Opinion

On Gender and Labor

By Dr. Arielle Levites

Joseph Epstein’s recent Wall Street Journal op-ed suggesting that Dr. Jill Biden drop her title, prompted many objections. Some wrote about Epstein’s condescending tone and his misunderstanding of the history of the word ‘doctor’. Others offered views about the op-ed through the lens of gender and titles. I want to add that Epstein’s op-ed is not only about gender and titles; it’s about gender and labor – or more specifically the feminization of certain professions. Is Epstein’s problem simply with any doctoral degree or is it with a doctorate in education?

Epstein writes that “no one should call himself “Dr.” unless he has delivered a child.” This is a most apt example (if not to his point). The work of delivering babies – the very criteria which Epstein uses to distinguish between those who deserve the title of doctors and those who do not – has not historically been a high prestige position. For most of human history across time and space, the labor of assisting laboring women was accomplished almost entirely by women without degrees. They were called midwives. Elsewhere in the western world midwives (now highly trained professionals) continue to deliver the majority of babies. (In 2016 in the UK 53% of babies were delivered via midwife, in a similar period in the US it was 8%.) Many have called for increased access to midwives to improve maternal mortality rates in the US.

In the United States, over the course of last century and a half the gender of people doing the work of delivering babies shifted. Delivering babies became an act that happened in a hospital not a home and the people who presided over a birth became men with the title of doctor and not women without any title at all. Midwifery, a female coded profession, was overtaken by obstetrics, a male coded profession.

[And indeed it would seem that as women increasingly enter medicine the position is losing prestige. In 2019 the number of women enrolled in medical school exceeded the number of men for the first time. But don’t worry; there is still plenty of gender segregation within the field of medicine. 82% of neurosurgeons are male, and 72% of pediatricians female. And in 2019 starting salaries for male medical doctors were on average $17,000 higher than for female medical doctors.]

The degree to which a profession is seen as demanding high intelligence and specialized training is directly related to whether or not it is believed to be a job for men or for women. As another example, at the dawn of computing, coding was classified as a rote task and done by women. Real men built hardware. Today, as we well know, coding is seen as the domain of lone male geniuses who dropped out of Stanford.

That Dr. Biden’s doctorate is in education seems an important part of the calculus. Like delivering babies, education is a profession that underwent a profound shift in its gender makeup in the last century and a half. As access to public schooling increased and industrialization opened up more job opportunities for men, what had once been a profession dominated by men (in 1800 90% of teachers in the United States were male) became a female coded profession. (It’s one American Jewish women flocked to as it was seen as an opportunity for upward mobility among many Ashkenazi Jews in the early 20th century). As teachers became women, the prestige of the profession plummeted. Today about 76% of teachers in K-12 American schooling are women.
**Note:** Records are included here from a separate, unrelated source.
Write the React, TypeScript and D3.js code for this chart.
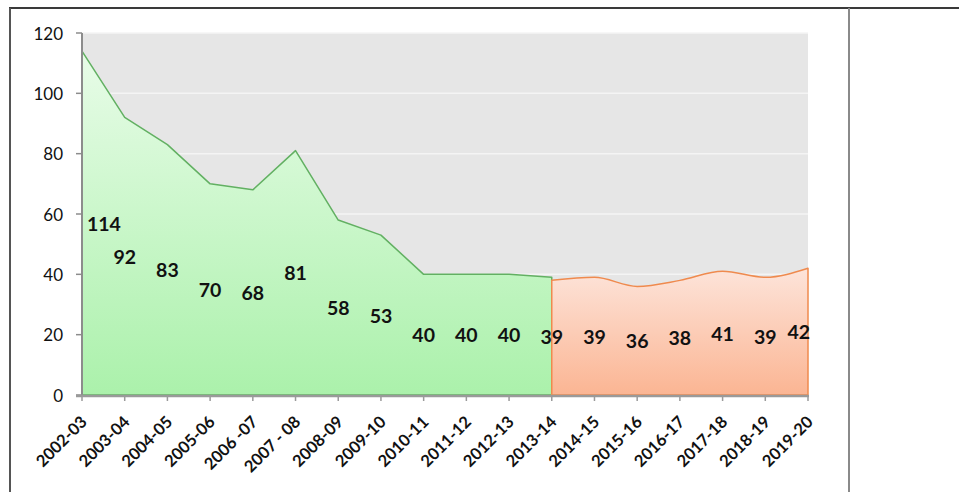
import React from "react";
import * as d3 from "d3";

const categories = [
  "2002-03", "2003-04", "2004-05", "2005-06", "2006 -07", "2007 - 08",
  "2008-09", "2009-10", "2010-11", "2011-12", "2012-13", "2013-14",
  "2014-15", "2015-16", "2016-17", "2017-18", "2018-19", "2019-20",
];
// green series: 2002-03 .. 2013-14
const greenValues = [114, 92, 83, 70, 68, 81, 58, 53, 40, 40, 40, 39];
// orange series: 2013-14 .. 2019-20
const orangeValues = [38, 39, 36, 38, 41, 39, 42];
const orangeStart = 11;
const yTicks = [0, 20, 40, 60, 80, 100, 120];

const W = 959;
const H = 492;
const L = 82, R = 808, T = 33, B = 395;
const FONT = "Lato, 'Open Sans', sans-serif";

export default function App() {
  const x = d3.scalePoint<string>().domain(categories).range([L, R]);
  const y = d3.scaleLinear().domain([0, 120]).range([B, T]);

  const green = greenValues.map((v, i) => ({ c: categories[i], v }));
  const orange = orangeValues.map((v, i) => ({ c: categories[orangeStart + i], v }));

  const areaG = d3.area<{ c: string; v: number }>()
    .x((d) => x(d.c)!)
    .y0(B)
    .y1((d) => y(d.v));
  const areaO = d3.area<{ c: string; v: number }>()
    .x((d) => x(d.c)!)
    .y0(B)
    .y1((d) => y(d.v))
    .curve(d3.curveMonotoneX);

  const labelW = (s: string) => s.length * 0.58 * 19.5;
  const labelX = (cx: number, s: string) => {
    const w = labelW(s);
    return Math.min(Math.max(cx, L + 5 + w / 2), R + 2 - w / 2);
  };

  const labels = [
    ...green.map((d) => ({ c: d.c, v: d.v })),
    ...orange.slice(1).map((d) => ({ c: d.c, v: d.v })),
  ];

  return (
    <svg width={W} height={H} style={{ position: "absolute", left: 0, top: 0 }}>
      <defs>
        <linearGradient id="gG" x1="0" y1="0" x2="0" y2="1">
          <stop offset="0" stopColor="#e8fce8" />
          <stop offset="1" stopColor="#abf1ab" />
        </linearGradient>
        <linearGradient id="gO" x1="0" y1="0" x2="0" y2="1">
          <stop offset="0" stopColor="#fde4da" />
          <stop offset="1" stopColor="#fbb593" />
        </linearGradient>
      </defs>
      <rect x={0} y={0} width={W} height={H} fill="#fff" />
      {/* frame */}
      <line x1={9} x2={W} y1={8} y2={8} stroke="#3a3a3a" strokeWidth={2} />
      <line x1={10} x2={10} y1={8} y2={H} stroke="#555" strokeWidth={2} />
      <line x1={849} x2={849} y1={8} y2={H} stroke="#8a8a8a" strokeWidth={2} />

      {/* plot background */}
      <rect x={L} y={T} width={R - L} height={B - T} fill="#e6e6e6" />
      {yTicks.slice(1).map((t) => (
        <line key={t} x1={L} x2={R} y1={y(t)} y2={y(t)} stroke="#f4f4f4" strokeWidth={1.5} />
      ))}

      {/* areas */}
      <path d={areaG(green)!} fill="url(#gG)" stroke="#62b062" strokeWidth={1.5} strokeLinejoin="round" />
      <path d={areaO(orange)!} fill="url(#gO)" stroke="#ef8a4e" strokeWidth={1.5} strokeLinejoin="round" />

      {/* axes */}
      <line x1={L} x2={L} y1={T} y2={B + 1} stroke="#8c8c8c" strokeWidth={2} />
      {yTicks.map((t) => (
        <g key={t}>
          <line x1={L - 6} x2={L} y1={y(t)} y2={y(t)} stroke="#8c8c8c" strokeWidth={1.5} />
          <text x={63} y={y(t)} textAnchor="end" dominantBaseline="central"
            fontFamily={FONT} fontSize={17} fill="#111">{t}</text>
        </g>
      ))}
      <line x1={L - 6} x2={R + 1} y1={B + 1} y2={B + 1} stroke="#9a9a9a" strokeWidth={2.5} />
      {categories.map((c) => (
        <g key={c}>
          <line x1={x(c)!} x2={x(c)!} y1={B} y2={B + 6} stroke="#9a9a9a" strokeWidth={1.5} />
          <text transform={`translate(${x(c)! + 6},${B + 28}) rotate(-45)`} textAnchor="end"
            fontFamily={FONT} fontWeight={700} fontSize={16.5} fill="#111">{c}</text>
        </g>
      ))}

      {/* data labels */}
      {labels.map((d, i) => {
        const s = String(d.v);
        return (
          <text key={i} x={labelX(x(d.c)!, s)} y={y(d.v / 2)} textAnchor="middle"
            dominantBaseline="central" fontFamily={FONT} fontWeight={700} fontSize={19.5} fill="#111">
            {s}
          </text>
        );
      })}
    </svg>
  );
}
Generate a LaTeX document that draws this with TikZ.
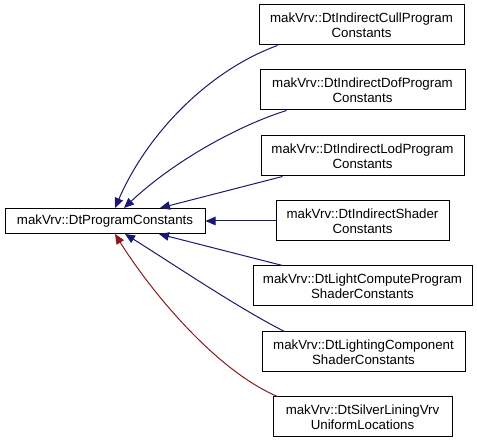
\documentclass[tikz,border=0pt]{standalone}
\usepackage{fontspec}
\setmainfont{Liberation Sans}
\usetikzlibrary{arrows.meta}
\definecolor{edgeblue}{HTML}{191970}
\definecolor{edgered}{HTML}{8B1A1A}
\tikzset{
  cls/.style={draw=black, line width=1pt, fill=white, align=center, inner sep=0pt,
    minimum height=40pt, font=\fontsize{13.3}{15.3}\selectfont},
  mainbox/.style={cls, minimum height=25pt, minimum width=200pt},
  inh/.style={draw=edgeblue, line width=1pt, -{Triangle[length=10pt,width=8.5pt]}},
  inhred/.style={inh, draw=edgered, -{Triangle[length=10pt,width=8.5pt,fill=edgered]}},
}
\begin{document}
\begin{tikzpicture}[x=1pt,y=-1pt]
\useasboundingbox[fill=white] (0,0) rectangle (477,443);
\node[mainbox] (m) at (105,221) {makVrv::DtProgramConstants};
\node[cls, minimum width=205pt] (b1) at (361.5,25) {makVrv::DtIndirectCullProgram\\Constants};
\node[cls, minimum width=205pt] (b2) at (362.5,90) {makVrv::DtIndirectDofProgram\\Constants};
\node[cls, minimum width=203pt] (b3) at (362.5,156) {makVrv::DtIndirectLodProgram\\Constants};
\node[cls, minimum width=173pt] (b4) at (362.5,221) {makVrv::DtIndirectShader\\Constants};
\node[cls, minimum width=219pt] (b5) at (362.5,286) {makVrv::DtLightComputeProgram\\ShaderConstants};
\node[cls, minimum width=203pt] (b6) at (363.5,352) {makVrv::DtLightingComponent\\ShaderConstants};
\node[cls, minimum width=179pt] (b7) at (362.5,417) {makVrv::DtSilverLiningVrv\\UniformLocations};

\coordinate (t1) at ([xshift=10pt]m.north);
\coordinate (t2) at ([xshift=19pt]m.north);
\coordinate (t3) at ([xshift=55pt]m.north);
\coordinate (s7) at ([xshift=10pt]m.south);
\coordinate (s6) at ([xshift=20pt]m.south);
\coordinate (s5) at ([xshift=54pt]m.south);

\draw[inh] ([xshift=19pt]b1.south west) .. controls (210,70) and (148,132) .. (t1);
\draw[inh] ([xshift=27pt]b2.south west) .. controls (240,125) and (175,160) .. (t2);
\draw[inh] ([xshift=22pt]b3.south west) -- (t3);
\draw[inh] (b4.west) -- (m.east);
\draw[inh] ([xshift=30pt]b5.north west) -- (s5);
\draw[inh] ([xshift=23pt]b6.north west) .. controls (238,308) and (170,262) .. (s6);
\draw[inhred] ([xshift=5pt]b7.north west) .. controls (215,370) and (150,290) .. (s7);
\end{tikzpicture}
\end{document}
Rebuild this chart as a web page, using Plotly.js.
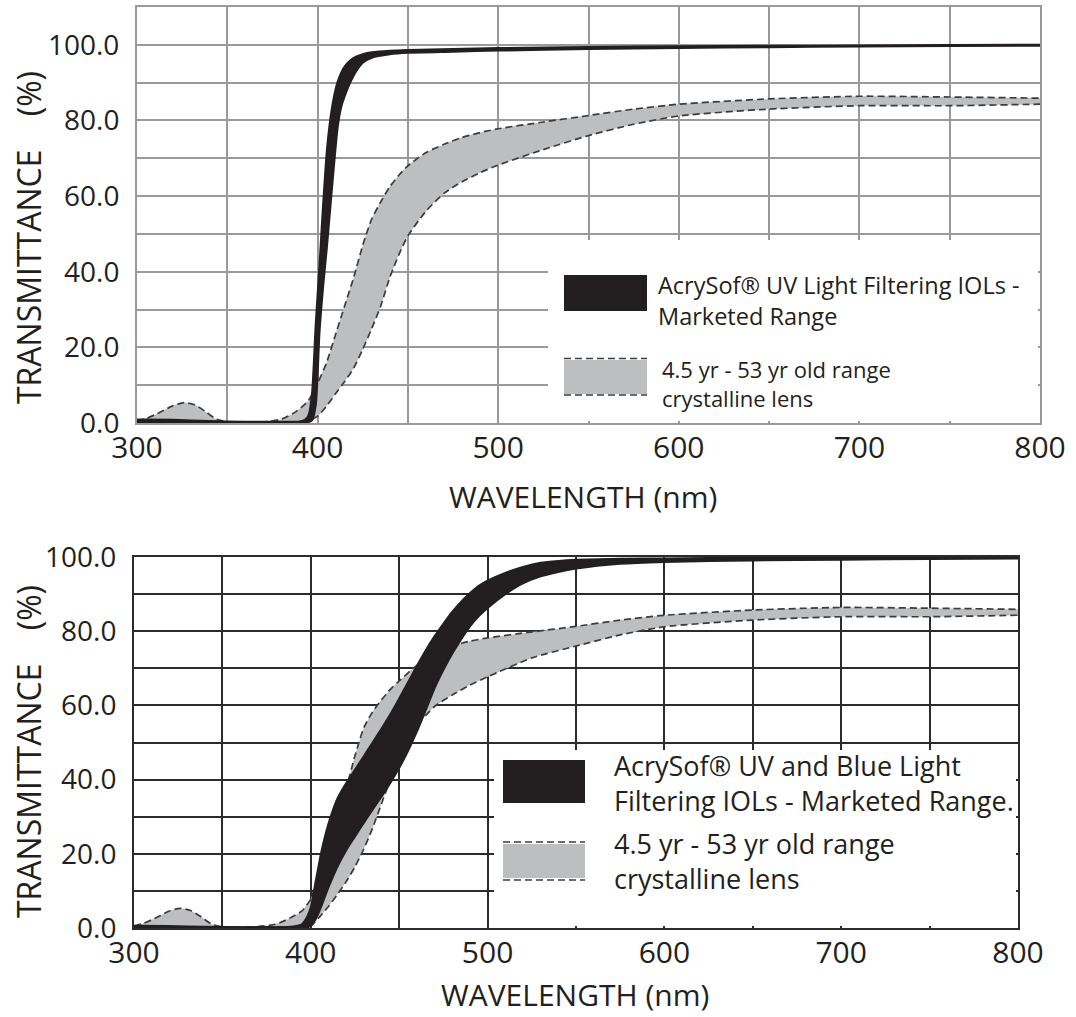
<!DOCTYPE html>
<html>
<head>
<meta charset="utf-8">
<script src="https://cdn.plot.ly/plotly-3.0.1.min.js"></script>
<style>
  html, body { margin: 0; padding: 0; background: #ffffff; }
  #chart { width: 1076px; height: 1017px; }
</style>
</head>
<body>
<div id="chart"></div>
<script>
// ---------------- DATA ----------------
// Crystalline lens (4.5 yr - 53 yr) range, top chart
const lensNm = [300, 305, 310, 315, 320, 326, 332, 338, 344, 350, 360, 370, 380, 388, 395, 400, 405, 410, 415, 420, 425, 430, 435, 440, 445, 450, 460, 470, 480, 490, 500, 525, 550, 575, 600, 650, 700, 750, 800];
const lensUpperTop = [0.5, 1.2, 2.2, 3.4, 4.6, 5.4, 4.8, 3.0, 1.0, 0.3, 0.2, 0.3, 1.0, 3.0, 6.0, 10.5, 16, 23.5, 31, 38.5, 47, 54, 58.5, 62.5, 65.5, 68, 71.5, 73.7, 75.5, 76.8, 77.8, 79.6, 81.3, 83, 84.3, 85.7, 86.4, 86.2, 85.9];
const lensLowerTop = [0.3, 0.3, 0.3, 0.3, 0.3, 0.3, 0.3, 0.3, 0.3, 0.3, 0.3, 0.3, 0.3, 0.3, 0.6, 1.8, 4.5, 7.8, 11, 14.5, 19.5, 25, 31, 38.5, 44.5, 49.5, 56, 60.7, 63.8, 66.2, 68.2, 72.3, 76, 79, 81.2, 83, 83.9, 83.9, 84.3];
// Crystalline lens range, bottom chart
const lensUpperBottom = [0.5, 1.2, 2.2, 3.4, 4.6, 5.3, 4.7, 3.0, 1.0, 0.3, 0.2, 0.4, 1.0, 2.6, 4.6, 7.8, 15.5, 23.5, 30.5, 37.5, 46.5, 54, 58.3, 61.5, 64.3, 66.6, 70.8, 73.8, 76, 77.3, 78.2, 79.8, 81.3, 83, 84.3, 85.7, 86.4, 86.2, 85.9];
const lensLowerBottom = [0.3, 0.3, 0.3, 0.3, 0.3, 0.3, 0.3, 0.3, 0.3, 0.3, 0.3, 0.3, 0.3, 0.3, 0.3, 0.6, 3, 5.8, 9, 12.5, 16.5, 21.3, 27, 33.5, 40, 45.5, 54.5, 59.7, 62.8, 65.5, 67.7, 72.8, 76, 79, 81.2, 83, 83.9, 83.9, 84.3];

// AcrySof UV Light Filtering IOLs - marketed range (top chart)
const uvNm = [300, 320, 340, 360, 380, 390, 393, 395, 397, 399, 401, 403, 405, 407, 409, 411, 413, 415, 418, 421, 425, 430, 440, 450, 475, 500, 550, 600, 650, 700, 750, 800];
const uvUpper = [0.9, 0.8, 0.5, 0.3, 0.3, 0.4, 0.8, 2, 8, 26, 41, 57, 71, 80, 86, 90, 92.5, 94.2, 95.8, 96.8, 97.5, 98, 98.4, 98.6, 98.9, 99.1, 99.4, 99.6, 99.7, 99.8, 99.9, 100];
const uvLower = [0.2, 0.3, 0.2, 0.1, 0.1, 0.1, 0.2, 0.3, 0.8, 5, 24, 36, 46, 57, 68, 78, 83.5, 86.5, 90, 92.8, 95.3, 96.6, 97.5, 97.9, 98.2, 98.5, 98.9, 99.2, 99.4, 99.6, 99.7, 99.8];

// AcrySof UV and Blue Light Filtering IOLs - marketed range (bottom chart)
const blueNm = [300, 320, 340, 360, 380, 390, 395, 398, 400, 403, 406, 410, 415, 420, 425, 430, 435, 440, 445, 450, 455, 460, 465, 470, 475, 480, 485, 490, 495, 500, 510, 520, 530, 540, 550, 575, 600, 650, 700, 750, 800];
const blueUpper = [0.6, 0.5, 0.3, 0.2, 0.2, 0.4, 1.0, 3, 5.5, 13, 20.5, 28, 34.8, 39, 42.6, 46.3, 50, 53.7, 57.6, 61.8, 66.2, 70.6, 74.8, 78.6, 82, 85.2, 87.9, 90.2, 92.2, 93.6, 95.7, 97.3, 98.4, 98.9, 99.2, 99.5, 99.6, 99.8, 99.9, 100, 100];
const blueLower = [0.2, 0.2, 0.1, 0.1, 0.1, 0.1, 0.1, 0.2, 0.6, 2.7, 6, 11, 16.5, 21, 24.7, 28.4, 32, 35.5, 39.2, 43.2, 47.8, 53, 58.8, 64.7, 69.6, 74, 77.8, 81.3, 84.1, 86.3, 90, 92.9, 94.8, 96, 96.9, 98.2, 98.7, 99.1, 99.3, 99.5, 99.6];

// Tick labels
const xTickVals = [300, 350, 400, 450, 500, 550, 600, 650, 700, 750, 800];
const xTickText = ['300', '', '400', '', '500', '', '600', '', '700', '', '800'];
const yTickValsTop = [0, 10, 20, 30, 40, 50, 60, 70, 80, 90, 100, 110];
const yTickTextTop = ['0.0', '', '20.0', '', '40.0', '', '60.0', '', '80.0', '', '100.0', ''];
const yTickValsBottom = [0, 10, 20, 30, 40, 50, 60, 70, 80, 90, 100];
const yTickTextBottom = ['0.0', '', '20.0', '', '40.0', '', '60.0', '', '80.0', '', '100.0'];

// Texts
const xTitle = 'WAVELENGTH (nm)';
const yTitle = 'TRANSMITTANCE\u00a0\u00a0\u00a0\u00a0(%)';
const legendTop1 = ['AcrySof\u00ae UV Light Filtering IOLs -', 'Marketed Range'];
const legendBottom1 = ['AcrySof\u00ae UV and Blue Light', 'Filtering IOLs - Marketed Range.'];
const legendLens = ['4.5 yr - 53 yr old range', 'crystalline lens'];

// ---------------- STYLE ----------------
const W = 1076, H = 1017;
const INK = '#231f20';
const GRAY = '#bcbec0';
const DASHC = '#3c3c3c';
const DASH = '7px,4px';
const FONT = 'Open Sans, Noto Sans, sans-serif';
const px = v => v / W;
const py = v => 1 - v / H;

function band(x, lo, hi, xa, ya, color, fillcolor, dash, width) {
  return [
    { x: x, y: lo, xaxis: xa, yaxis: ya, type: 'scatter', mode: 'lines',
      line: { color: color, width: width, dash: dash, shape: 'spline', smoothing: 0.6 }, hoverinfo: 'skip' },
    { x: x, y: hi, xaxis: xa, yaxis: ya, type: 'scatter', mode: 'lines', fill: 'tonexty', fillcolor: fillcolor,
      line: { color: color, width: width, dash: dash, shape: 'spline', smoothing: 0.6 }, hoverinfo: 'skip' }
  ];
}

const traces = [].concat(
  band(lensNm, lensLowerTop, lensUpperTop, 'x', 'y', DASHC, GRAY, DASH, 1.7),
  band(uvNm, uvLower, uvUpper, 'x', 'y', INK, INK, 'solid', 2.2),
  band(lensNm, lensLowerBottom, lensUpperBottom, 'x2', 'y2', DASHC, GRAY, DASH, 1.7),
  band(blueNm, blueLower, blueUpper, 'x2', 'y2', INK, INK, 'solid', 2.2)
);

function xAxis(domain, anchor, col, gw) {
  return {
    domain: domain, anchor: anchor, range: [300, 800], tickmode: 'array',
    tickvals: xTickVals, ticktext: xTickText, showgrid: true, gridcolor: col, gridwidth: gw,
    showline: true, mirror: true, linecolor: col, linewidth: 2, zeroline: false, ticks: '',
    ticklabelstandoff: -3, tickfont: { family: FONT, size: 30, color: INK }, fixedrange: true
  };
}
function yAxis(domain, anchor, col, gw, range, vals, text) {
  return {
    domain: domain, anchor: anchor, range: range, tickmode: 'array',
    tickvals: vals, ticktext: text, showgrid: true, gridcolor: col, gridwidth: gw,
    showline: true, mirror: true, linecolor: col, linewidth: 2, zeroline: false, ticks: '',
    ticklabelstandoff: 10, tickfont: { family: FONT, size: 28, color: INK }, fixedrange: true
  };
}

function rect(x0, y0, x1, y1, fill) {
  return { type: 'rect', xref: 'paper', yref: 'paper', x0: px(x0), x1: px(x1), y0: py(y1), y1: py(y0),
    fillcolor: fill, line: { width: 0 }, layer: 'above' };
}
function hline(x0, x1, y) {
  return { type: 'line', xref: 'paper', yref: 'paper', x0: px(x0), x1: px(x1), y0: py(y), y1: py(y),
    line: { color: DASHC, width: 1.7, dash: DASH }, layer: 'above' };
}
function label(text, x, y, size, opts) {
  return Object.assign({ text: text, xref: 'paper', yref: 'paper', x: px(x), y: py(y),
    xanchor: 'left', yanchor: 'middle', align: 'left', showarrow: false,
    font: { family: FONT, size: size, color: INK } }, opts || {});
}

const shapes = [
  // top legend
  rect(548, 240, 1038, 421, '#ffffff'),
  rect(564, 275, 647, 311, INK),
  rect(564, 360, 647, 394, GRAY),
  hline(564, 647, 358.5), hline(564, 647, 395),
  // bottom legend
  rect(494, 750, 1016, 926, '#ffffff'),
  rect(503, 760, 585, 803, INK),
  rect(503, 844, 585, 878, GRAY),
  hline(503, 585, 842), hline(503, 585, 880)
];

const annotations = [
  label(legendTop1.join('<br>'), 656, 301, 23.5),
  label(legendLens.join('<br>'), 660, 383.5, 22),
  label(legendBottom1.join('<br>'), 612, 783, 27),
  label(legendLens.join('<br>'), 612, 861, 27),
  label(xTitle, 583, 496, 30, { xanchor: 'center' }),
  label(xTitle, 575, 994, 30, { xanchor: 'center' }),
  label(yTitle, 28, 238, 32, { xanchor: 'center', textangle: -90 }),
  label(yTitle, 28, 752, 32, { xanchor: 'center', textangle: -90 })
];

const layout = {
  width: W, height: H, margin: { l: 0, r: 0, t: 0, b: 0 },
  paper_bgcolor: '#ffffff', plot_bgcolor: '#ffffff', showlegend: false, hovermode: false,
  xaxis: xAxis([137 / W, 1040 / W], 'y', '#9a9a9a', 2),
  yaxis: yAxis([1 - 423 / H, 1 - 7 / H], 'x', '#9a9a9a', 2, [0, 110], yTickValsTop, yTickTextTop),
  xaxis2: xAxis([134 / W, 1018 / W], 'y2', '#2b2b2b', 2),
  yaxis2: yAxis([1 - 928 / H, 1 - 557 / H], 'x2', '#2b2b2b', 2, [0, 100], yTickValsBottom, yTickTextBottom),
  shapes: shapes,
  annotations: annotations
};

Plotly.newPlot('chart', traces, layout, { staticPlot: true, displayModeBar: false });
</script>
</body>
</html>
According to the National Center for Education Statistics, of all the major fields conferring doctorates in the US, the doctorate in education is the most heavily skewed toward women. In 2017-2018 68% of recipients of a doctoral degree in education were women. (By way of comparison 26% of doctorates in engineering went to women in that same year.)

Would Epstein have penned the same essay if Biden’s doctorate was in engineering? Or astrophysics? Would he have assumed in those cases that it represented intellectual work that was lacking in gravitas? Would he have so easily discounted her expertise?

But even as we can discern the misogyny that undergirds Epstein’s op-ed, we also identify a larger more subtle undercurrent in our society; the labor of education is undervalued and the academic study of education is not seen as a subject worthy of serious study or rigorous analysis. If we are told those who can’t do, teach, then do those who can’t teach… study teaching? An attack on Dr Biden’s doctorate is also an attack on the credibility and authority of a female dominated sector of the academy that produces research to guide the practice of a female professional workforce.

If Jewish education matters (and at least to the readers of these pages it does) then how will we hold ourselves accountable to take seriously the professionalism of our (overwhelmingly female) Jewish education workforce? How will we invest in Jewish educators’ ongoing professional learning? And how will we ensure their work can be guided by knowledge produced by the systematic disciplined inquiry that a doctorate like Dr. Jill Biden’s exemplifies.  

Dr. Arielle Levites is the Managing Director of CASJE (Collaborative for Applied Studies in Jewish Education) housed at George Washington University.